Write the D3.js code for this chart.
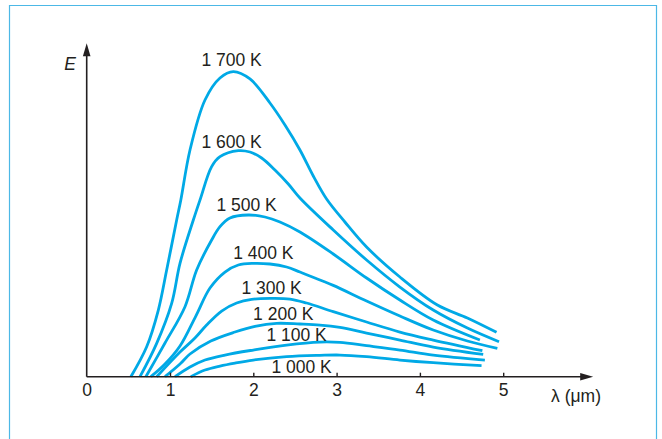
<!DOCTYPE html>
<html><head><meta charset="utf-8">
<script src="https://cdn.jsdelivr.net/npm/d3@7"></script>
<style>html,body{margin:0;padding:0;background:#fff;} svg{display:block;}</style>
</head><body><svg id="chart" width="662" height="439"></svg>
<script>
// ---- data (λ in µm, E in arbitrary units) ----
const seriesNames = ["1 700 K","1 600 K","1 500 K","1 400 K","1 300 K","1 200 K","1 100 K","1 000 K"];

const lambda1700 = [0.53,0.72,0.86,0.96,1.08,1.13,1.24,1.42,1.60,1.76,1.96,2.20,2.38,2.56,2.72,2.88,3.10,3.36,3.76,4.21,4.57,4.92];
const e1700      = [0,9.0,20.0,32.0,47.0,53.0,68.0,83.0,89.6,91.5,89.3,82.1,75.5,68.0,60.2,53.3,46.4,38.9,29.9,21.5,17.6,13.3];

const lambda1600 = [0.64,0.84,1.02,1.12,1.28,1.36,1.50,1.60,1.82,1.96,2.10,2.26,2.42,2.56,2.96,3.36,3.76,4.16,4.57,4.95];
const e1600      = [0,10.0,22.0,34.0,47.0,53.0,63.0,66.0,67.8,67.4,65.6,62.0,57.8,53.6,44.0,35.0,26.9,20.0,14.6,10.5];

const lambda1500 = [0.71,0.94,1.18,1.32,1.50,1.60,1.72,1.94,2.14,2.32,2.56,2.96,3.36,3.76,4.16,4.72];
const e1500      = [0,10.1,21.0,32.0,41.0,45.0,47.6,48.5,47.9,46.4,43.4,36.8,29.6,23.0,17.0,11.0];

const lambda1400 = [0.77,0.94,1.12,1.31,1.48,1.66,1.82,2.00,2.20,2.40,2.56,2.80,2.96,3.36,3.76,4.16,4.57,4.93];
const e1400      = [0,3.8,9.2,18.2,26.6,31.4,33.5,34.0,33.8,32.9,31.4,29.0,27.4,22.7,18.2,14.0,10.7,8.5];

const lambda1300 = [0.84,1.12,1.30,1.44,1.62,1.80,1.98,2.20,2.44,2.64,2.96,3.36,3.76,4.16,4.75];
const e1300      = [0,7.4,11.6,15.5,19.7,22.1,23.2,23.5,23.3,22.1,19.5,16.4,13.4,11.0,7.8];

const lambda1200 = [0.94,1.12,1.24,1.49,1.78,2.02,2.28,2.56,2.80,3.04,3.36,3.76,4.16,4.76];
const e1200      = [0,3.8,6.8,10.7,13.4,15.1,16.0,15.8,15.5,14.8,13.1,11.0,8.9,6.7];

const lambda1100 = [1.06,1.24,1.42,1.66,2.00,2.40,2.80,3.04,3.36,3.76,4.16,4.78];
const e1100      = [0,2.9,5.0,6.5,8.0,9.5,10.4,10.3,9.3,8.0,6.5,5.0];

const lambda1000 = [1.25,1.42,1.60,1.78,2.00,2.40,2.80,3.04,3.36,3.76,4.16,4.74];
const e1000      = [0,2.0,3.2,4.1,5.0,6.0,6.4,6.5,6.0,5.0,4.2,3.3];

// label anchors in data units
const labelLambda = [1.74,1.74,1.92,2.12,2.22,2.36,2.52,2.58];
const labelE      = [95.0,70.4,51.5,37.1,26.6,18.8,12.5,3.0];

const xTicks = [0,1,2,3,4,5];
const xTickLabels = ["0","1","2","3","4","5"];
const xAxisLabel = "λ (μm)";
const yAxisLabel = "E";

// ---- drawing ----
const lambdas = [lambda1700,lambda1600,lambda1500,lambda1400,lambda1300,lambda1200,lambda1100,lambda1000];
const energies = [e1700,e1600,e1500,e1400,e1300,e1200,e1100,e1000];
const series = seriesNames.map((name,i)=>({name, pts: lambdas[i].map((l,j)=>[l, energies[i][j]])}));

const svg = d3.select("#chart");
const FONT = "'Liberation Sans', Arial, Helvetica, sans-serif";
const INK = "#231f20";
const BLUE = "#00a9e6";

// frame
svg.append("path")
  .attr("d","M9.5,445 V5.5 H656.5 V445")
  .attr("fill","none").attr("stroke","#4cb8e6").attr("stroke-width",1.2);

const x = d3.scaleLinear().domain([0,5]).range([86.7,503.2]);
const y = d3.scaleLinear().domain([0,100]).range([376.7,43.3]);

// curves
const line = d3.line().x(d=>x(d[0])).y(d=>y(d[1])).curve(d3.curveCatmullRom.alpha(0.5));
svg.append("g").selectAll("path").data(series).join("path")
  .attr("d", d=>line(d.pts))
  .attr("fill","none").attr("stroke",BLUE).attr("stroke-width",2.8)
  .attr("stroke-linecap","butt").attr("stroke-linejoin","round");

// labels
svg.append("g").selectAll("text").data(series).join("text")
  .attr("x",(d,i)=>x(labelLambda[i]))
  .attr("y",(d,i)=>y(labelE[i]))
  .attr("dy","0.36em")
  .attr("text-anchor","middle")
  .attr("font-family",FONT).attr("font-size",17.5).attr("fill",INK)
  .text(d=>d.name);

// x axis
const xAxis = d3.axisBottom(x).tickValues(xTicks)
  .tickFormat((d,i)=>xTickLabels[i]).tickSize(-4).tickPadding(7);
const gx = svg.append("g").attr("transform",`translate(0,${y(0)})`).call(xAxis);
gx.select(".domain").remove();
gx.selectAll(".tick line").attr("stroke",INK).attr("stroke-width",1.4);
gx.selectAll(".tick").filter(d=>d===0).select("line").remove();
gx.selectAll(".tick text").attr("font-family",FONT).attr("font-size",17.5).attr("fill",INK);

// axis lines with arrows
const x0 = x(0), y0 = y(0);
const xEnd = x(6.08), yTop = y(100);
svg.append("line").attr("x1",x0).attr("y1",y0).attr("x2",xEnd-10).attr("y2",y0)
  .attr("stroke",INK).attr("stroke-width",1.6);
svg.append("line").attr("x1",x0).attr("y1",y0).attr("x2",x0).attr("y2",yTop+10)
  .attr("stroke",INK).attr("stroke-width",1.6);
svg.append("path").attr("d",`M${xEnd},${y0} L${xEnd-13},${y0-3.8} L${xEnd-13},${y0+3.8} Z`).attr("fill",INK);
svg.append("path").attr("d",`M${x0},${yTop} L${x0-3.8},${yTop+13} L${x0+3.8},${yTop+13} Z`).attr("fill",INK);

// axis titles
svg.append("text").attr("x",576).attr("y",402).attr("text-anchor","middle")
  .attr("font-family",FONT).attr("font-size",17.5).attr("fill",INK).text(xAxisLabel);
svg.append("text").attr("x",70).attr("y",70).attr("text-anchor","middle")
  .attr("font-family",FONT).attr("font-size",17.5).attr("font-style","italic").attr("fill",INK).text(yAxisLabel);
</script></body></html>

Objective:
Restate the data above exactly, stripping out each image.

Result:
Write the D3.js code for this chart.
<!DOCTYPE html>
<html><head><meta charset="utf-8">
<script src="https://cdn.jsdelivr.net/npm/d3@7"></script>
<style>html,body{margin:0;padding:0;background:#fff;} svg{display:block;}</style>
</head><body><svg id="chart" width="662" height="439"></svg>
<script>
// ---- data (λ in µm, E in arbitrary units) ----
const seriesNames = ["1 700 K","1 600 K","1 500 K","1 400 K","1 300 K","1 200 K","1 100 K","1 000 K"];

const lambda1700 = [0.53,0.72,0.86,0.96,1.08,1.13,1.24,1.42,1.60,1.76,1.96,2.20,2.38,2.56,2.72,2.88,3.10,3.36,3.76,4.21,4.57,4.92];
const e1700      = [0,9.0,20.0,32.0,47.0,53.0,68.0,83.0,89.6,91.5,89.3,82.1,75.5,68.0,60.2,53.3,46.4,38.9,29.9,21.5,17.6,13.3];

const lambda1600 = [0.64,0.84,1.02,1.12,1.28,1.36,1.50,1.60,1.82,1.96,2.10,2.26,2.42,2.56,2.96,3.36,3.76,4.16,4.57,4.95];
const e1600      = [0,10.0,22.0,34.0,47.0,53.0,63.0,66.0,67.8,67.4,65.6,62.0,57.8,53.6,44.0,35.0,26.9,20.0,14.6,10.5];

const lambda1500 = [0.71,0.94,1.18,1.32,1.50,1.60,1.72,1.94,2.14,2.32,2.56,2.96,3.36,3.76,4.16,4.72];
const e1500      = [0,10.1,21.0,32.0,41.0,45.0,47.6,48.5,47.9,46.4,43.4,36.8,29.6,23.0,17.0,11.0];

const lambda1400 = [0.77,0.94,1.12,1.31,1.48,1.66,1.82,2.00,2.20,2.40,2.56,2.80,2.96,3.36,3.76,4.16,4.57,4.93];
const e1400      = [0,3.8,9.2,18.2,26.6,31.4,33.5,34.0,33.8,32.9,31.4,29.0,27.4,22.7,18.2,14.0,10.7,8.5];

const lambda1300 = [0.84,1.12,1.30,1.44,1.62,1.80,1.98,2.20,2.44,2.64,2.96,3.36,3.76,4.16,4.75];
const e1300      = [0,7.4,11.6,15.5,19.7,22.1,23.2,23.5,23.3,22.1,19.5,16.4,13.4,11.0,7.8];

const lambda1200 = [0.94,1.12,1.24,1.49,1.78,2.02,2.28,2.56,2.80,3.04,3.36,3.76,4.16,4.76];
const e1200      = [0,3.8,6.8,10.7,13.4,15.1,16.0,15.8,15.5,14.8,13.1,11.0,8.9,6.7];

const lambda1100 = [1.06,1.24,1.42,1.66,2.00,2.40,2.80,3.04,3.36,3.76,4.16,4.78];
const e1100      = [0,2.9,5.0,6.5,8.0,9.5,10.4,10.3,9.3,8.0,6.5,5.0];

const lambda1000 = [1.25,1.42,1.60,1.78,2.00,2.40,2.80,3.04,3.36,3.76,4.16,4.74];
const e1000      = [0,2.0,3.2,4.1,5.0,6.0,6.4,6.5,6.0,5.0,4.2,3.3];

// label anchors in data units
const labelLambda = [1.74,1.74,1.92,2.12,2.22,2.36,2.52,2.58];
const labelE      = [95.0,70.4,51.5,37.1,26.6,18.8,12.5,3.0];

const xTicks = [0,1,2,3,4,5];
const xTickLabels = ["0","1","2","3","4","5"];
const xAxisLabel = "λ (μm)";
const yAxisLabel = "E";

// ---- drawing ----
const lambdas = [lambda1700,lambda1600,lambda1500,lambda1400,lambda1300,lambda1200,lambda1100,lambda1000];
const energies = [e1700,e1600,e1500,e1400,e1300,e1200,e1100,e1000];
const series = seriesNames.map((name,i)=>({name, pts: lambdas[i].map((l,j)=>[l, energies[i][j]])}));

const svg = d3.select("#chart");
const FONT = "'Liberation Sans', Arial, Helvetica, sans-serif";
const INK = "#231f20";
const BLUE = "#00a9e6";

// frame
svg.append("path")
  .attr("d","M9.5,445 V5.5 H656.5 V445")
  .attr("fill","none").attr("stroke","#4cb8e6").attr("stroke-width",1.2);

const x = d3.scaleLinear().domain([0,5]).range([86.7,503.2]);
const y = d3.scaleLinear().domain([0,100]).range([376.7,43.3]);

// curves
const line = d3.line().x(d=>x(d[0])).y(d=>y(d[1])).curve(d3.curveCatmullRom.alpha(0.5));
svg.append("g").selectAll("path").data(series).join("path")
  .attr("d", d=>line(d.pts))
  .attr("fill","none").attr("stroke",BLUE).attr("stroke-width",2.8)
  .attr("stroke-linecap","butt").attr("stroke-linejoin","round");

// labels
svg.append("g").selectAll("text").data(series).join("text")
  .attr("x",(d,i)=>x(labelLambda[i]))
  .attr("y",(d,i)=>y(labelE[i]))
  .attr("dy","0.36em")
  .attr("text-anchor","middle")
  .attr("font-family",FONT).attr("font-size",17.5).attr("fill",INK)
  .text(d=>d.name);

// x axis
const xAxis = d3.axisBottom(x).tickValues(xTicks)
  .tickFormat((d,i)=>xTickLabels[i]).tickSize(-4).tickPadding(7);
const gx = svg.append("g").attr("transform",`translate(0,${y(0)})`).call(xAxis);
gx.select(".domain").remove();
gx.selectAll(".tick line").attr("stroke",INK).attr("stroke-width",1.4);
gx.selectAll(".tick").filter(d=>d===0).select("line").remove();
gx.selectAll(".tick text").attr("font-family",FONT).attr("font-size",17.5).attr("fill",INK);

// axis lines with arrows
const x0 = x(0), y0 = y(0);
const xEnd = x(6.08), yTop = y(100);
svg.append("line").attr("x1",x0).attr("y1",y0).attr("x2",xEnd-10).attr("y2",y0)
  .attr("stroke",INK).attr("stroke-width",1.6);
svg.append("line").attr("x1",x0).attr("y1",y0).attr("x2",x0).attr("y2",yTop+10)
  .attr("stroke",INK).attr("stroke-width",1.6);
svg.append("path").attr("d",`M${xEnd},${y0} L${xEnd-13},${y0-3.8} L${xEnd-13},${y0+3.8} Z`).attr("fill",INK);
svg.append("path").attr("d",`M${x0},${yTop} L${x0-3.8},${yTop+13} L${x0+3.8},${yTop+13} Z`).attr("fill",INK);

// axis titles
svg.append("text").attr("x",576).attr("y",402).attr("text-anchor","middle")
  .attr("font-family",FONT).attr("font-size",17.5).attr("fill",INK).text(xAxisLabel);
svg.append("text").attr("x",70).attr("y",70).attr("text-anchor","middle")
  .attr("font-family",FONT).attr("font-size",17.5).attr("font-style","italic").attr("fill",INK).text(yAxisLabel);
</script></body></html>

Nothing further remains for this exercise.